Raw data:
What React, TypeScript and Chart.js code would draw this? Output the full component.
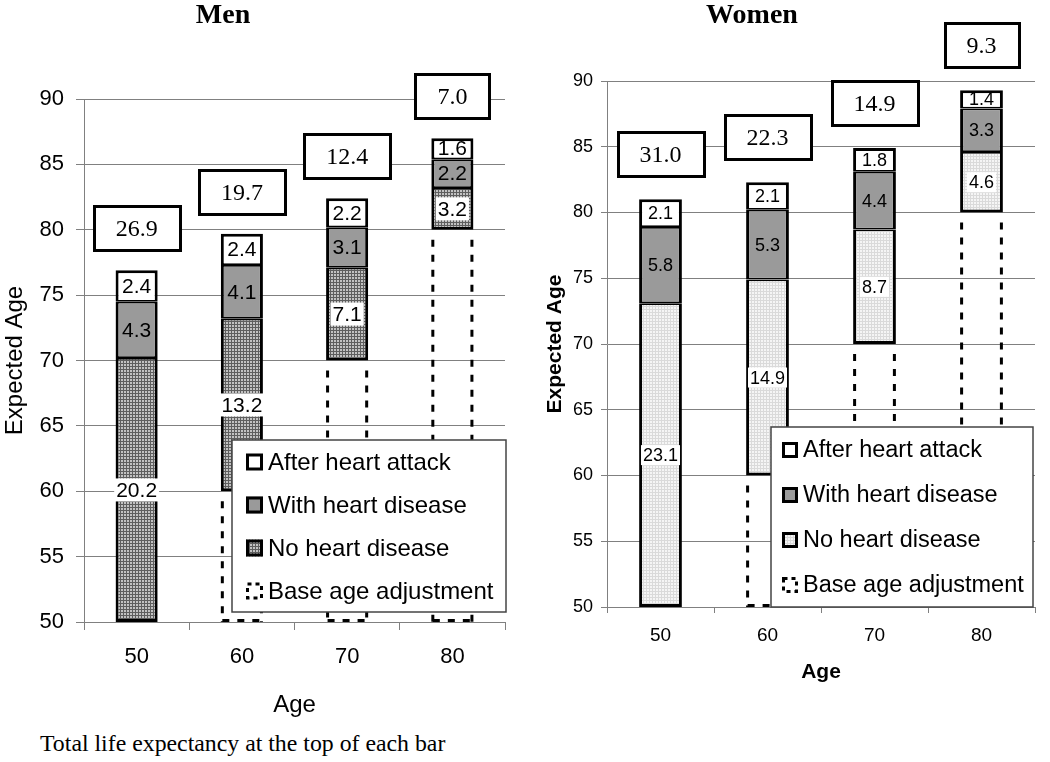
import React, { useEffect, useRef } from 'react';
import { Chart, registerables } from 'chart.js';

Chart.register(...registerables);

// ---------- data ----------
const AGE_LABELS = ['50', '60', '70', '80'];
const Y_MIN = 50;
const Y_MAX = 90;
const Y_STEP = 5;
const LEGEND_NAMES = ['After heart attack', 'With heart disease', 'No heart disease', 'Base age adjustment'];

const MEN_BASE_AGE = [50, 60, 70, 80];
const MEN_NO_DISEASE = [20.2, 13.2, 7.1, 3.2];
const MEN_WITH_DISEASE = [4.3, 4.1, 3.1, 2.2];
const MEN_AFTER_ATTACK = [2.4, 2.4, 2.2, 1.6];
const MEN_TOTAL = [26.9, 19.7, 12.4, 7.0];

const WOMEN_BASE_AGE = [50, 60, 70, 80];
const WOMEN_NO_DISEASE = [23.1, 14.9, 8.7, 4.6];
const WOMEN_WITH_DISEASE = [5.8, 5.3, 4.4, 3.3];
const WOMEN_AFTER_ATTACK = [2.1, 2.1, 1.8, 1.4];
const WOMEN_TOTAL = [31.0, 22.3, 14.9, 9.3];

const CAPTION = 'Total life expectancy at the top of each bar';

// ---------- styles ----------
const SANS = '"Liberation Sans", Arial, sans-serif';
const SERIF = '"Liberation Serif", "Times New Roman", serif';
const GRID = '#808080';
const WITH_GRAY = '#9a9a9a';

type Panel = {
  title: string;
  titleX: number;
  titleY: number;
  left: number;
  width: number;
  height: number;
  padRight: number;
  padTop: number;
  yAxisWidth: number;
  xAxisHeight: number;
  tickLen: number;
  yTickSize: number;
  xTickSize: number;
  yTickPad: number;
  xTickPad: number;
  axisTitleSize: number;
  axisTitleWeight: 'normal' | 'bold';
  yTitlePad: number;
  xTitlePad: number;
  labelSize: number;
  boxGap: number;
  patLine: string;
  patBg: string;
  legend: { dx: number; dy: number; w: number; h: number; symX: number; sym: number; textX: number; y0: number; step: number; font: number };
  base: number[];
  no: number[];
  withD: number[];
  after: number[];
  totals: number[];
};

const MEN: Panel = {
  title: 'Men', titleX: 223, titleY: 16, left: 0, width: 520, height: 720, padRight: 15, padTop: 99,
  yAxisWidth: 84, xAxisHeight: 98, tickLen: 8, yTickSize: 22, xTickSize: 22, yTickPad: 12, xTickPad: 14,
  axisTitleSize: 24, axisTitleWeight: 'normal', yTitlePad: 0.6, xTitlePad: 0.6,
  labelSize: 21, boxGap: 20, patLine: '#5e5e5e', patBg: '#c2c2c2',
  legend: { dx: 1, dy: 10, w: 274, h: 172, symX: 14, sym: 17, textX: 36, y0: 22, step: 43, font: 24 },
  base: MEN_BASE_AGE, no: MEN_NO_DISEASE, withD: MEN_WITH_DISEASE, after: MEN_AFTER_ATTACK, totals: MEN_TOTAL,
};

const WOMEN: Panel = {
  title: 'Women', titleX: 232, titleY: 16, left: 520, width: 530, height: 700, padRight: 15, padTop: 81,
  yAxisWidth: 87, xAxisHeight: 93, tickLen: 6, yTickSize: 18, xTickSize: 19, yTickPad: 8, xTickPad: 11,
  axisTitleSize: 21, axisTitleWeight: 'bold', yTitlePad: 22.4, xTitlePad: 15.4,
  labelSize: 18, boxGap: 23, patLine: '#dadada', patBg: '#f5f5f5',
  legend: { dx: -2, dy: 0, w: 262, h: 180, symX: 11, sym: 16, textX: 32, y0: 23, step: 45, font: 23.5 },
  base: WOMEN_BASE_AGE, no: WOMEN_NO_DISEASE, withD: WOMEN_WITH_DISEASE, after: WOMEN_AFTER_ATTACK, totals: WOMEN_TOTAL,
};

function makePattern(ctx: CanvasRenderingContext2D, line: string, bg: string) {
  const c = document.createElement('canvas');
  c.width = 3;
  c.height = 3;
  const g = c.getContext('2d')!;
  g.fillStyle = bg;
  g.fillRect(0, 0, 3, 3);
  g.fillStyle = line;
  g.fillRect(0, 0, 3, 1);
  g.fillRect(0, 0, 1, 3);
  return ctx.createPattern(c, 'repeat')!;
}

function overlayPlugin(p: Panel, pattern: CanvasPattern) {
  return {
    id: 'overlay',
    afterDatasetsDraw(chart: any) {
      const { ctx, chartArea: a } = chart;
      const ds = chart.data.datasets;

      // panel title
      ctx.save();
      ctx.font = `bold 28px ${SERIF}`;
      ctx.textAlign = 'center';
      ctx.textBaseline = 'middle';
      ctx.fillStyle = '#000';
      ctx.fillText(p.title, p.titleX, p.titleY);
      ctx.restore();

      // dashed "base age adjustment" outlines
      const baseMeta = chart.getDatasetMeta(0);
      ctx.save();
      ctx.strokeStyle = '#000';
      ctx.lineWidth = 3;
      ctx.setLineDash([7, 8]);
      baseMeta.data.forEach((el: any, i: number) => {
        const v = ds[0].data[i] as number;
        if (v <= Y_MIN) return;
        const half = el.width / 2 - 1.5;
        const l = el.x - half;
        const r = el.x + half;
        const top = el.y + 10;
        ctx.beginPath();
        ctx.moveTo(l, top);
        ctx.lineTo(l, a.bottom);
        ctx.moveTo(r, top);
        ctx.lineTo(r, a.bottom);
        ctx.stroke();
        ctx.beginPath();
        ctx.moveTo(l, a.bottom - 1.5);
        ctx.lineTo(r, a.bottom - 1.5);
        ctx.stroke();
      });
      ctx.restore();

      // segment value labels
      ctx.save();
      ctx.font = `${p.labelSize}px ${SANS}`;
      ctx.textAlign = 'center';
      ctx.textBaseline = 'middle';
      for (let d = 1; d <= 3; d++) {
        const meta = chart.getDatasetMeta(d);
        meta.data.forEach((el: any, i: number) => {
          const v = ds[d].data[i] as number;
          const txt = v.toFixed(1);
          const cy = (el.y + el.base) / 2;
          if (d === 1) {
            const w = ctx.measureText(txt).width + 4;
            ctx.fillStyle = '#fff';
            ctx.fillRect(el.x - w / 2, cy - p.labelSize / 2 - 1, w, p.labelSize + 2);
          }
          ctx.fillStyle = '#000';
          ctx.fillText(txt, el.x, cy + 1);
        });
      }
      ctx.restore();

      // total life expectancy boxes
      ctx.save();
      ctx.font = `24px ${SERIF}`;
      ctx.textAlign = 'center';
      ctx.textBaseline = 'middle';
      const topMeta = chart.getDatasetMeta(3);
      topMeta.data.forEach((el: any, i: number) => {
        const txt = p.totals[i].toFixed(1);
        const w = Math.round(ctx.measureText(txt).width + 44);
        const h = 44;
        const bx = Math.round(el.x - w / 2);
        const by = Math.round(el.y - p.boxGap - h);
        ctx.fillStyle = '#fff';
        ctx.fillRect(bx, by, w, h);
        ctx.lineWidth = 3;
        ctx.strokeStyle = '#000';
        ctx.strokeRect(bx + 0.5, by + 0.5, w, h);
        ctx.fillStyle = '#000';
        ctx.fillText(txt, el.x, by + h / 2 + 2);
      });
      ctx.restore();

      // legend
      const L = p.legend;
      const lx = a.right + L.dx - L.w;
      const ly = a.bottom - L.dy - L.h;
      ctx.save();
      ctx.fillStyle = '#fff';
      ctx.fillRect(lx, ly, L.w, L.h);
      ctx.strokeStyle = '#444';
      ctx.lineWidth = 1.5;
      ctx.strokeRect(lx, ly, L.w, L.h);
      ctx.font = `${L.font}px ${SANS}`;
      ctx.textAlign = 'left';
      ctx.textBaseline = 'middle';
      const fills: (string | CanvasPattern | null)[] = ['#fff', WITH_GRAY, pattern, null];
      LEGEND_NAMES.forEach((name, k) => {
        const cy = ly + L.y0 + k * L.step;
        const sx = lx + L.symX;
        const sy = cy - L.sym / 2;
        const f = fills[k];
        if (f) {
          ctx.fillStyle = f as any;
          ctx.fillRect(sx, sy, L.sym, L.sym);
          ctx.setLineDash([]);
          ctx.lineWidth = 3;
          ctx.strokeStyle = '#000';
          ctx.strokeRect(sx + 1.5, sy + 1.5, L.sym - 3, L.sym - 3);
        } else {
          ctx.setLineDash([4, 4]);
          ctx.lineWidth = 3;
          ctx.strokeStyle = '#000';
          ctx.strokeRect(sx + 1.5, sy + 1.5, L.sym - 3, L.sym - 3);
          ctx.setLineDash([]);
        }
        ctx.fillStyle = '#000';
        ctx.fillText(name, lx + L.textX, cy + 1);
      });
      ctx.restore();
    },
  };
}

function buildConfig(p: Panel, ctx: CanvasRenderingContext2D): any {
  const pattern = makePattern(ctx, p.patLine, p.patBg);
  const side = { left: 3, right: 3 };
  return {
    type: 'bar',
    data: {
      labels: AGE_LABELS,
      datasets: [
        {
          label: LEGEND_NAMES[3],
          data: p.base,
          backgroundColor: 'rgba(0,0,0,0)',
          borderWidth: 0,
        },
        {
          label: LEGEND_NAMES[2],
          data: p.no,
          backgroundColor: pattern,
          borderColor: '#000',
          borderWidth: { top: 1.75, bottom: 3, ...side },
          borderSkipped: false,
        },
        {
          label: LEGEND_NAMES[1],
          data: p.withD,
          backgroundColor: WITH_GRAY,
          borderColor: '#000',
          borderWidth: { top: 1.75, bottom: 1.75, ...side },
          borderSkipped: false,
        },
        {
          label: LEGEND_NAMES[0],
          data: p.after,
          backgroundColor: '#fff',
          borderColor: '#000',
          borderWidth: { top: 3, bottom: 1.75, ...side },
          borderSkipped: false,
        },
      ],
    },
    options: {
      responsive: false,
      animation: false,
      events: [],
      layout: { padding: { left: 0, right: p.padRight, top: p.padTop, bottom: 0 } },
      datasets: { bar: { categoryPercentage: 1, barPercentage: 0.4 } },
      plugins: {
        legend: { display: false },
        tooltip: { enabled: false },
        title: { display: false },
      },
      scales: {
        x: {
          stacked: true,
          grid: { display: true, drawOnChartArea: false, drawTicks: true, tickLength: p.tickLen, color: GRID, offset: true },
          border: { display: true, color: GRID, width: 1 },
          ticks: { color: '#000', font: { family: SANS, size: p.xTickSize }, padding: p.xTickPad, maxRotation: 0 },
          title: {
            display: true,
            text: 'Age',
            color: '#000',
            font: { family: SANS, size: p.axisTitleSize, weight: p.axisTitleWeight, lineHeight: 1.2 },
            padding: { top: 0, bottom: p.xTitlePad },
          },
          afterFit: (s: any) => {
            s.height = p.xAxisHeight;
          },
        },
        y: {
          stacked: true,
          min: Y_MIN,
          max: Y_MAX,
          grid: { color: GRID, tickLength: p.tickLen, lineWidth: 1 },
          border: { display: true, color: GRID, width: 1 },
          ticks: { stepSize: Y_STEP, color: '#000', font: { family: SANS, size: p.yTickSize }, padding: p.yTickPad },
          title: {
            display: true,
            text: 'Expected Age',
            color: '#000',
            font: { family: SANS, size: p.axisTitleSize, weight: p.axisTitleWeight, lineHeight: 1.2 },
            padding: { top: p.yTitlePad, bottom: 0 },
          },
          afterFit: (s: any) => {
            s.width = p.yAxisWidth;
          },
        },
      },
    },
    plugins: [overlayPlugin(p, pattern)],
  };
}

function PanelChart({ p }: { p: Panel }) {
  const ref = useRef<HTMLCanvasElement | null>(null);
  useEffect(() => {
    const canvas = ref.current;
    if (!canvas) return;
    const ctx = canvas.getContext('2d')!;
    const chart = new Chart(ctx, buildConfig(p, ctx));
    return () => chart.destroy();
  }, [p]);
  return (
    <canvas
      ref={ref}
      width={p.width}
      height={p.height}
      style={{ position: 'absolute', left: p.left, top: 0, width: p.width, height: p.height }}
    />
  );
}

export default function App() {
  return (
    <div
      style={{
        position: 'fixed',
        left: 0,
        top: 0,
        width: 1050,
        height: 762,
        background: '#fff',
        overflow: 'hidden',
      }}
    >
      <PanelChart p={MEN} />
      <PanelChart p={WOMEN} />
      <div
        style={{
          position: 'absolute',
          left: 40,
          top: 729,
          fontFamily: SERIF,
          fontSize: 23.8,
          lineHeight: '28px',
          color: '#000',
          whiteSpace: 'nowrap',
        }}
      >
        {CAPTION}
      </div>
    </div>
  );
}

Problem description:
Starting at the first line of the material, output exactly the lines up to and including the one with "const LEGEND_NAMES = ['After". Do not include the pictures.

The reply:
What React, TypeScript and Chart.js code would draw this? Output the full component.
import React, { useEffect, useRef } from 'react';
import { Chart, registerables } from 'chart.js';

Chart.register(...registerables);

// ---------- data ----------
const AGE_LABELS = ['50', '60', '70', '80'];
const Y_MIN = 50;
const Y_MAX = 90;
const Y_STEP = 5;
const LEGEND_NAMES = ['After heart attack', 'With heart disease', 'No heart disease', 'Base age adjustment'];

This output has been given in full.